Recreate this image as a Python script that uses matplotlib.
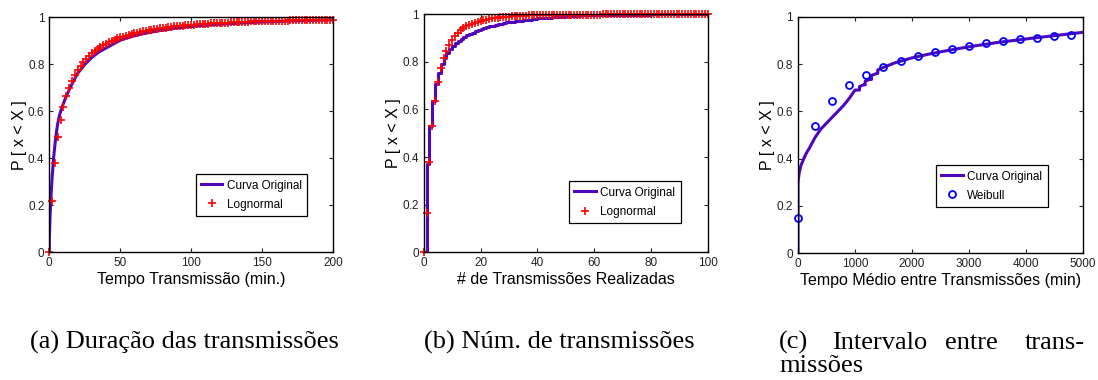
import matplotlib
matplotlib.use("Agg")
import matplotlib.pyplot as plt
import numpy as np

plt.rcParams["font.family"] = ["Liberation Sans", "DejaVu Sans"]

PURPLE = "#5206BC"
RED = "#FF0000"
BLUE = "#0000FF"

# (a) duração das transmissões
dur_orig_x = [0, 0, 0.5, 1, 2, 3, 4, 5, 6, 7, 8, 10, 12, 15, 18, 20, 25, 30, 35, 40,
              50, 60, 70, 80, 90, 100, 120, 140, 160, 180, 200]
dur_orig_y = [0, 0.05, 0.15, 0.22, 0.32, 0.40, 0.46, 0.51, 0.55, 0.58, 0.60, 0.635, 0.665,
              0.705, 0.74, 0.762, 0.80, 0.83, 0.853, 0.87, 0.903, 0.922, 0.936, 0.946, 0.955,
              0.962, 0.971, 0.978, 0.983, 0.987, 0.99]
dur_logn_x = list(range(0, 201, 2))
dur_logn_y = [0.00, 0.22, 0.38, 0.49, 0.565, 0.62, 0.665, 0.70, 0.73, 0.755, 0.775,
              0.795, 0.81, 0.825, 0.837, 0.848, 0.858, 0.867, 0.875, 0.882, 0.889,
              0.895, 0.901, 0.906, 0.911, 0.915, 0.919, 0.923, 0.927, 0.930, 0.933,
              0.936, 0.939, 0.941, 0.944, 0.946, 0.948, 0.950, 0.952, 0.954, 0.956,
              0.957, 0.959, 0.960, 0.962, 0.963, 0.964, 0.965, 0.967, 0.968, 0.969,
              0.970, 0.971, 0.972, 0.972, 0.973, 0.974, 0.975, 0.975, 0.976, 0.977,
              0.977, 0.978, 0.978, 0.979, 0.980, 0.980, 0.981, 0.981, 0.982, 0.982,
              0.983, 0.983, 0.983, 0.984, 0.984, 0.985, 0.985, 0.985, 0.986, 0.986,
              0.986, 0.987, 0.987, 0.987, 0.988, 0.988, 0.988, 0.988, 0.989, 0.989,
              0.989, 0.989, 0.990, 0.990, 0.990, 0.990, 0.991, 0.991, 0.991, 0.991]

# (b) número de transmissões (degraus)
num_orig_x = list(range(0, 31)) + [32, 35, 38, 40, 45, 50, 55, 60, 70, 80, 90, 100]
num_orig_y = [0, 0.37, 0.53, 0.635, 0.705, 0.752, 0.79, 0.815, 0.835, 0.852, 0.866,
              0.878, 0.888, 0.896, 0.904, 0.911, 0.917, 0.922, 0.927, 0.932, 0.936,
              0.940, 0.944, 0.948, 0.951, 0.954, 0.957, 0.960, 0.963, 0.965, 0.968,
              0.972, 0.976, 0.980, 0.983, 0.988, 0.991, 0.994, 0.996, 0.998, 0.999,
              1.0, 1.0]
num_logn_x = list(range(0, 101))
num_logn_y = [0, 0.165, 0.378, 0.530, 0.637, 0.715, 0.772, 0.814, 0.846, 0.871, 0.891,
              0.907, 0.920, 0.931, 0.940, 0.948, 0.954, 0.960, 0.964, 0.968, 0.972,
              0.975, 0.977, 0.980, 0.982, 0.983, 0.985, 0.986, 0.987, 0.988, 0.989,
              0.990, 0.991, 0.992, 0.992, 0.993, 0.993, 0.994, 0.994, 0.995, 0.995,
              0.995, 0.996, 0.996, 0.996, 0.996, 0.997, 0.997, 0.997, 0.997, 0.997,
              0.998, 0.998, 0.998, 0.998, 0.998, 0.998, 0.998, 0.998, 0.998, 0.998,
              0.998, 0.998, 0.999, 0.999, 0.999, 0.999, 0.999, 0.999, 0.999, 0.999,
              0.999, 0.999, 0.999, 0.999, 0.999, 0.999, 0.999, 0.999, 0.999, 0.999,
              0.999, 0.999, 0.999, 0.999, 0.999, 0.999, 0.999, 0.999, 0.999, 0.999,
              1.0, 1.0, 1.0, 1.0, 1.0, 1.0, 1.0, 1.0, 1.0, 1.0]

# (c) intervalo entre transmissões
int_orig_x = [0, 0, 20, 50, 100, 150, 200, 300, 400, 500, 600, 700, 800, 900, 1000,
              1080, 1080, 1150, 1180, 1180, 1260, 1290, 1290, 1380, 1400, 1400, 1500,
              1700, 2000, 2300, 2600, 3000, 3500, 4000, 4500, 5000]
int_orig_y = [0, 0.30, 0.34, 0.37, 0.40, 0.425, 0.445, 0.49, 0.525, 0.55, 0.575, 0.60,
              0.625, 0.655, 0.69, 0.69, 0.705, 0.712, 0.712, 0.728, 0.735, 0.735, 0.752,
              0.76, 0.76, 0.775, 0.786, 0.805, 0.826, 0.842, 0.856, 0.873, 0.891, 0.906,
              0.92, 0.934]
int_weib_x = list(range(0, 4801, 300))
int_weib_y = [0.151, 0.537, 0.645, 0.71, 0.754, 0.787, 0.813, 0.834, 0.851, 0.865,
              0.877, 0.887, 0.896, 0.904, 0.911, 0.918, 0.924]

captions = ["(a) Duração das transmissões", "(b) Núm. de transmissões"]


def style_axes(ax, xmax, xticks, xlabel):
    ax.set_xlim(0, xmax)
    ax.set_ylim(0, 1)
    ax.set_xticks(xticks)
    ax.set_yticks([0, 0.2, 0.4, 0.6, 0.8, 1])
    ax.set_yticklabels(["0", "0.2", "0.4", "0.6", "0.8", "1"])
    ax.tick_params(direction="in", top=True, right=True, length=3, width=0.8,
                   labelsize=8.5, colors="#222222", labelcolor="#222222")
    for s in ax.spines.values():
        s.set_linewidth(1.0)
    ax.set_xlabel(xlabel, fontsize=11.5, labelpad=2)
    ax.set_ylabel("P [ x < X ]", fontsize=11.5, labelpad=1)


def add_legend(ax, anchor):
    leg = ax.legend(loc="lower left", bbox_to_anchor=anchor, borderaxespad=0,
                    fontsize=8.5, fancybox=False, edgecolor="black", framealpha=1,
                    handlelength=1.8, handletextpad=0.4, borderpad=0.45,
                    labelspacing=0.6)
    leg.get_frame().set_linewidth(0.9)


fig = plt.figure(figsize=(10.98, 3.8), dpi=100)
ax1 = fig.add_axes([0.0449, 0.336, 0.2584, 0.618])
ax2 = fig.add_axes([0.3859, 0.336, 0.2587, 0.627])
ax3 = fig.add_axes([0.7268, 0.3334, 0.2593, 0.6226])

ax1.plot(dur_orig_x, dur_orig_y, color=PURPLE, lw=2.2, label="Curva Original")
ax1.plot(dur_logn_x, dur_logn_y, "+", color=RED, ms=5.5, mew=1.2, label="Lognormal",
         clip_on=False)
style_axes(ax1, 200, [0, 50, 100, 150, 200], "Tempo Transmissão (min.)")
add_legend(ax1, (0.516, 0.155))

ax2.plot(num_orig_x, num_orig_y, color=PURPLE, lw=2.2, drawstyle="steps-post",
         label="Curva Original")
ax2.plot(num_logn_x, num_logn_y, "+", color=RED, ms=5.5, mew=1.2, label="Lognormal",
         clip_on=False)
style_axes(ax2, 100, [0, 20, 40, 60, 80, 100], "# de Transmissões Realizadas")
add_legend(ax2, (0.512, 0.123))

ax3.plot(int_orig_x, int_orig_y, color=PURPLE, lw=2.2, label="Curva Original")
ax3.plot(int_weib_x, int_weib_y, "o", color=BLUE, mfc="none", ms=5, mew=1.3,
         label="Weibull", clip_on=False)
style_axes(ax3, 5000, [0, 1000, 2000, 3000, 4000, 5000],
           "Tempo Médio entre Transmissões (min)")
add_legend(ax3, (0.485, 0.196))

# legendas das subfiguras (texto em Times)
serif = ["Liberation Serif", "DejaVu Serif"]
cap_y1 = 1 - 349 / 380
cap_y2 = 1 - 372 / 380
fig.text(30 / 1098, cap_y1, captions[0], family=serif, fontsize=19, va="baseline")
fig.text(424 / 1098, cap_y1, captions[1], family=serif, fontsize=19, va="baseline")
for word, xpix in [("(c)", 779), ("Intervalo", 832), ("entre", 945)]:
    fig.text(xpix / 1098, cap_y1, word, family=serif, fontsize=19, va="baseline")
fig.text(1085 / 1098, cap_y1, "trans-", family=serif, fontsize=19, va="baseline",
         ha="right")
fig.text(779 / 1098, cap_y2, "missões", family=serif, fontsize=19, va="baseline")

fig.savefig("out.png", dpi=100)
· · · · · · ·
Problem to solve ▸ Omitting all pictures, restate exactly the lines of the material from its start through the line that contains "0.991, 0.991, 0.991]".

Correct output ▸
Recreate this image as a Python script that uses matplotlib.
import matplotlib
matplotlib.use("Agg")
import matplotlib.pyplot as plt
import numpy as np

plt.rcParams["font.family"] = ["Liberation Sans", "DejaVu Sans"]

PURPLE = "#5206BC"
RED = "#FF0000"
BLUE = "#0000FF"

# (a) duração das transmissões
dur_orig_x = [0, 0, 0.5, 1, 2, 3, 4, 5, 6, 7, 8, 10, 12, 15, 18, 20, 25, 30, 35, 40,
              50, 60, 70, 80, 90, 100, 120, 140, 160, 180, 200]
dur_orig_y = [0, 0.05, 0.15, 0.22, 0.32, 0.40, 0.46, 0.51, 0.55, 0.58, 0.60, 0.635, 0.665,
              0.705, 0.74, 0.762, 0.80, 0.83, 0.853, 0.87, 0.903, 0.922, 0.936, 0.946, 0.955,
              0.962, 0.971, 0.978, 0.983, 0.987, 0.99]
dur_logn_x = list(range(0, 201, 2))
dur_logn_y = [0.00, 0.22, 0.38, 0.49, 0.565, 0.62, 0.665, 0.70, 0.73, 0.755, 0.775,
              0.795, 0.81, 0.825, 0.837, 0.848, 0.858, 0.867, 0.875, 0.882, 0.889,
              0.895, 0.901, 0.906, 0.911, 0.915, 0.919, 0.923, 0.927, 0.930, 0.933,
              0.936, 0.939, 0.941, 0.944, 0.946, 0.948, 0.950, 0.952, 0.954, 0.956,
              0.957, 0.959, 0.960, 0.962, 0.963, 0.964, 0.965, 0.967, 0.968, 0.969,
              0.970, 0.971, 0.972, 0.972, 0.973, 0.974, 0.975, 0.975, 0.976, 0.977,
              0.977, 0.978, 0.978, 0.979, 0.980, 0.980, 0.981, 0.981, 0.982, 0.982,
              0.983, 0.983, 0.983, 0.984, 0.984, 0.985, 0.985, 0.985, 0.986, 0.986,
              0.986, 0.987, 0.987, 0.987, 0.988, 0.988, 0.988, 0.988, 0.989, 0.989,
              0.989, 0.989, 0.990, 0.990, 0.990, 0.990, 0.991, 0.991, 0.991, 0.991]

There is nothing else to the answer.